Filing for Naturalization
After establishing eligibility, the next step is filing for naturalization. Eligible applicants can file online or via paper application.
I. Filing for Naturalization Online
To file for naturalization in the US, you need a USCIS account which can be created easily via the USCIS website. After creating an online a/c, you are supposed to submit evidence of eligibility and pay the applicable fees. Applicants receive status updates thereafter about their application. Communication is secure and direct with the USCIS. Applicants should respond to evidence requests accordingly.

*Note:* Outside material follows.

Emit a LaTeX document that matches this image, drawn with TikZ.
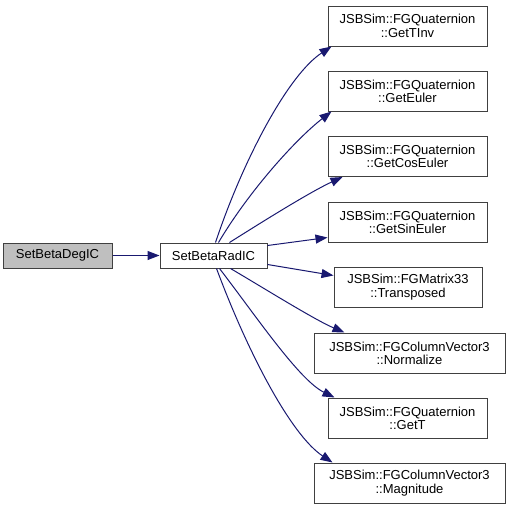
\documentclass[tikz,border=0pt]{standalone}
\usepackage{fontspec}
\setmainfont{Liberation Sans}
\usetikzlibrary{arrows.meta,calc}
\definecolor{edgeblue}{HTML}{191970}
\definecolor{boxline}{HTML}{404040}
\definecolor{boxgrey}{HTML}{BFBFBF}
\begin{document}
\begin{tikzpicture}[x=1pt,y=-1pt,
  fn/.style={draw=boxline,line width=1pt,fill=white,inner sep=0pt,align=center,
    font=\fontsize{13}{13.3}\selectfont},
  edge/.style={draw=edgeblue,line width=1pt,-{Triangle[length=12pt,width=9pt]}}]
\useasboundingbox (0,0) rectangle (507,509);
\node[fn,fill=boxgrey,minimum width=109pt,minimum height=25pt] (deg) at (57.5,255.5) {SetBetaDegIC};
\node[fn,minimum width=107pt,minimum height=25pt] (rad) at (213.5,255.5) {SetBetaRadIC};
\node[fn,minimum width=159pt,minimum height=40pt] (tinv) at (407.5,26) {JSBSim::FGQuaternion\\::GetTInv};
\node[fn,minimum width=159pt,minimum height=40pt] (euler) at (407.5,91) {JSBSim::FGQuaternion\\::GetEuler};
\node[fn,minimum width=159pt,minimum height=40pt] (cos) at (407.5,156.5) {JSBSim::FGQuaternion\\::GetCosEuler};
\node[fn,minimum width=159pt,minimum height=40pt] (sin) at (407.5,222) {JSBSim::FGQuaternion\\::GetSinEuler};
\node[fn,minimum width=148pt,minimum height=40pt] (trans) at (408,287) {JSBSim::FGMatrix33\\::Transposed};
\node[fn,minimum width=191pt,minimum height=40pt] (norm) at (409.5,353) {JSBSim::FGColumnVector3\\::Normalize};
\node[fn,minimum width=159pt,minimum height=40pt] (gett) at (407.5,418) {JSBSim::FGQuaternion\\::GetT};
\node[fn,minimum width=191pt,minimum height=40pt] (mag) at (409.5,483) {JSBSim::FGColumnVector3\\::Magnitude};
\draw[edge] (deg.east) -- (rad.west);
\draw[edge] ($(rad.north west)+(56,0)$) .. controls (243,160) and (288,75) .. ($(tinv.south west)+(4,0)$);
\draw[edge] ($(rad.north west)+(59,0)$) .. controls (249,191) and (296,139) .. ($(euler.south west)+(4,0)$);
\draw[edge] ($(rad.north west)+(70,0)$) .. controls (262,222) and (310,192) .. ($(cos.south west)+(15,0)$);
\draw[edge] ($(rad.north east)+(0,3)$) -- ($(sin.south west)+(0,-5)$);
\draw[edge] ($(rad.south east)+(0,-4)$) -- ($(trans.north west)+(0,9)$);
\draw[edge] ($(rad.south west)+(71,0)$) .. controls (262,287) and (315,320) .. ($(norm.north west)+(31,0)$);
\draw[edge] ($(rad.south west)+(60,0)$) .. controls (256,316) and (299,380) .. ($(gett.north west)+(7,0)$);
\draw[edge] ($(rad.south west)+(57,0)$) .. controls (248,353) and (291,435) .. ($(mag.north west)+(19,0)$);
\end{tikzpicture}
\end{document}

II. Filing for Naturalization by Paper
When filing by paper, read Form N-400 carefully and complete everything before signing. After paying the filing fee (if applicable to your application), provide the required supporting documents/evidence and mail the form, after which you will get an acceptance notice with instructions. Applications sent via mail are still processed even if an applicant doesn't open an online account. However, the USCIS generally encourages applicants to open online accounts.
Fees for Naturalization
How much does naturalization cost?
The current filing fee is $640. However, additional costs like biometric fees apply (costing $85). The total cost is, therefore, $725.
How do I pay for my naturalization fee?
Individuals who file by mail (or paper) can pay via money order, cashier's check, personal check or via credit card via Form G-1450 that authorizes credit card transactions.
It's worth noting that the fees are non-refundable whether your citizenship application is accepted or rejected. For an accurate estimate of the total naturalization cost, use the USCIS's fee calculator.